**Stated exercise:** Find the lines holding "this" and copy them.

**Rows from a dataset of charts and code:**
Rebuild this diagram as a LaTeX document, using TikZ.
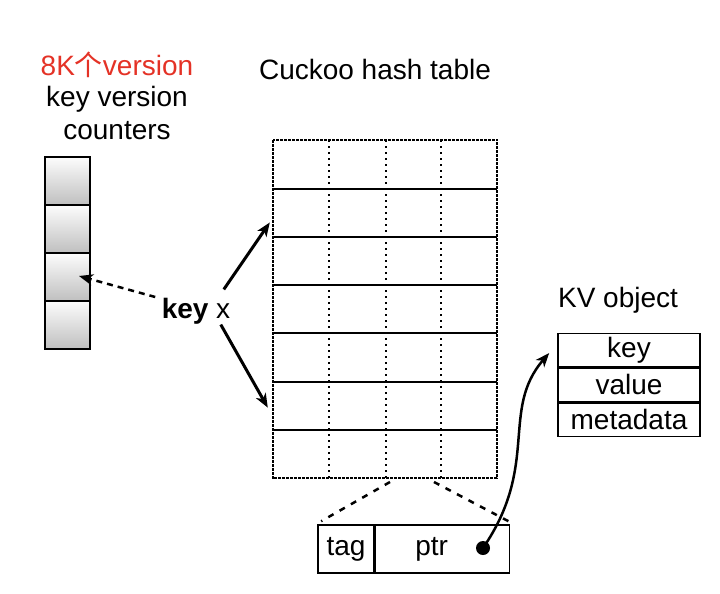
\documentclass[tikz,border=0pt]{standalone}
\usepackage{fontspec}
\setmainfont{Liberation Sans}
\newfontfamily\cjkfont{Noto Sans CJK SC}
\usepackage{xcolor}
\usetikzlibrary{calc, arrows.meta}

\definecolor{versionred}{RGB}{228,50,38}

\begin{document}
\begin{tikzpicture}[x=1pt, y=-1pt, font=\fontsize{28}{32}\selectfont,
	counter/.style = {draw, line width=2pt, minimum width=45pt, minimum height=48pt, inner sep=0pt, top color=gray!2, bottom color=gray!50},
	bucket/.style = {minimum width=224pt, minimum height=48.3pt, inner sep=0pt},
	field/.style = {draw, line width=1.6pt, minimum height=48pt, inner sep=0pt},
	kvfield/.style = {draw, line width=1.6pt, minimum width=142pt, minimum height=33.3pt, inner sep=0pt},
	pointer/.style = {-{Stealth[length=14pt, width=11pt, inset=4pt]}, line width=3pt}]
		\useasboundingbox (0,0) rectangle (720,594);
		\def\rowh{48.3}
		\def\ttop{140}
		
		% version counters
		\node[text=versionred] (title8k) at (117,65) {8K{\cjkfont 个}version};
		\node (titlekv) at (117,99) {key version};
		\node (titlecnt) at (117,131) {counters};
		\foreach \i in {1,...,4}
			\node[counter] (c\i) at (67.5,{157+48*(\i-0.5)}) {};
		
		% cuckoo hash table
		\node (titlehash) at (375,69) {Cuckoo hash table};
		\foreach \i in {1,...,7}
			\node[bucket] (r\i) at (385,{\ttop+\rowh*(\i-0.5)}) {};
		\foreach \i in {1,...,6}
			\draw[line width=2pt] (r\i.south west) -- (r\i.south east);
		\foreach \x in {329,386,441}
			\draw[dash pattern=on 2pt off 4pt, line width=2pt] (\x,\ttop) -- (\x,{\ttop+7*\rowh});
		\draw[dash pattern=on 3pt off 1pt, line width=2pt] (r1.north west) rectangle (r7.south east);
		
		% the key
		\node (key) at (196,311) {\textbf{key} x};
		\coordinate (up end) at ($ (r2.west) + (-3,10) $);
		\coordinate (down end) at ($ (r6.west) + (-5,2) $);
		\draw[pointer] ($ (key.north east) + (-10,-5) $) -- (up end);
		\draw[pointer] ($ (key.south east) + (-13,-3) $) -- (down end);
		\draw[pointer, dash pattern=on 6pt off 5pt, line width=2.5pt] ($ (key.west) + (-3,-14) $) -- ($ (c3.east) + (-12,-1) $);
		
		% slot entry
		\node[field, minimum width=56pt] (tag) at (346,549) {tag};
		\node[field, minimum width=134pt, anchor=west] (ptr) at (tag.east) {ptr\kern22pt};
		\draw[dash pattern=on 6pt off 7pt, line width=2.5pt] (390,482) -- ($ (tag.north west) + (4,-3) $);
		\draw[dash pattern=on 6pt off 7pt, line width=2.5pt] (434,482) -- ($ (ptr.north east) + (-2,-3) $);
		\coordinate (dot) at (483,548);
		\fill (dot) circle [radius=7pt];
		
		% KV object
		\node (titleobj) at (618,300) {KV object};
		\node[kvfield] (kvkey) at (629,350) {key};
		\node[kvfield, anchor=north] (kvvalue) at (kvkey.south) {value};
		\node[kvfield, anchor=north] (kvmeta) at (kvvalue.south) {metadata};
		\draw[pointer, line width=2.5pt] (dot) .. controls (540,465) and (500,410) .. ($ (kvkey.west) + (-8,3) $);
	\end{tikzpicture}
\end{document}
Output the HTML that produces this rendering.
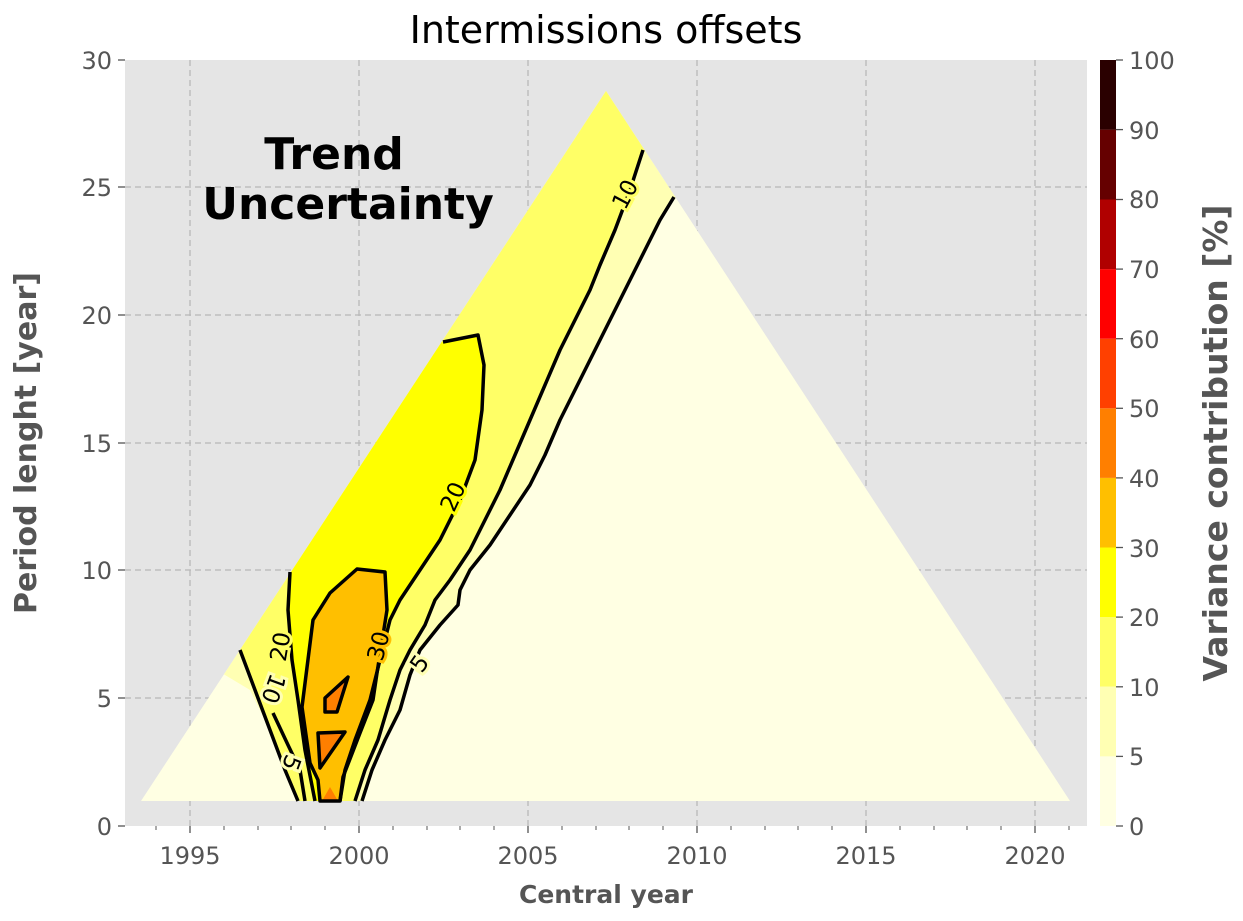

**Task answer:**
Rebuild this diagram as a LaTeX document, using TikZ.
Output the HTML that produces this rendering.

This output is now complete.